The waiter is the person best placed to prevent walk-outs, and also the person best placed to assist cheating. Thus making the waiter responsible for walk-out tabs is quite logical and efficient.

Due to the added responsibility and risk, the base wage should increase for waiters who are responsible for such tabs.

You are simply wrong, just wrong. In my experiences with outside tables and an inside bar, there is simply no practical way to prevent someone who is intent with walking out without a constant bouncer who watches the tables, which most places simply do not have.

Complete and total uninformed and unqualified poppycock.

Why THE FUCK does every thread on tips, fast food, or waitstaff generally devolve into some sort of round-a-bout ‘GET A BETTER JOB’ viewpoint by the ignorant?

SOMEONE has to perform these tasks if society continues to eat out.

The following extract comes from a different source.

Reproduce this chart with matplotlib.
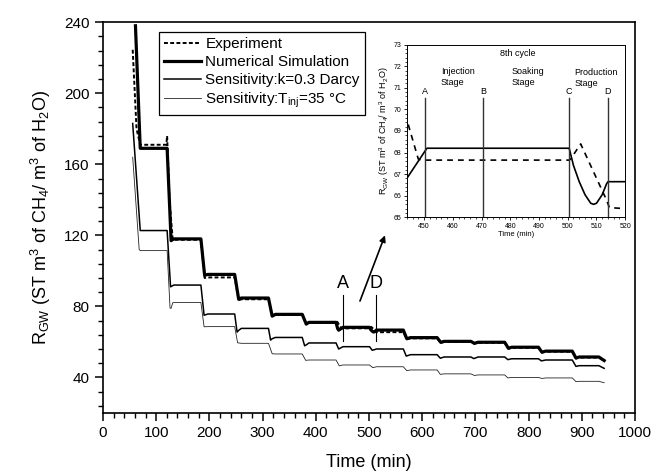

The role of a manager is to hire, train and monitor trustworthy staff. If they are hiring feckless no accounts and end up Losing money, that is a story about poor management.

What’s to keep managers from abusing the system? I could invite my buddies in, then hold the waiter up while my friends skip out, sticking the waiter with the check.

You may say “the manager wouldn’t risk their job for that!” Exactly. Build buy-in, and the risk goes away.

And in a white collar job, the accountant is best placed to assist embezzling. So it’s logical that they should pay any bounced checks, right? Accountants make good money, so they should just consider it a cost of doing business.

Why not have a server watch the table??? Oh, wait…that IS their job!!!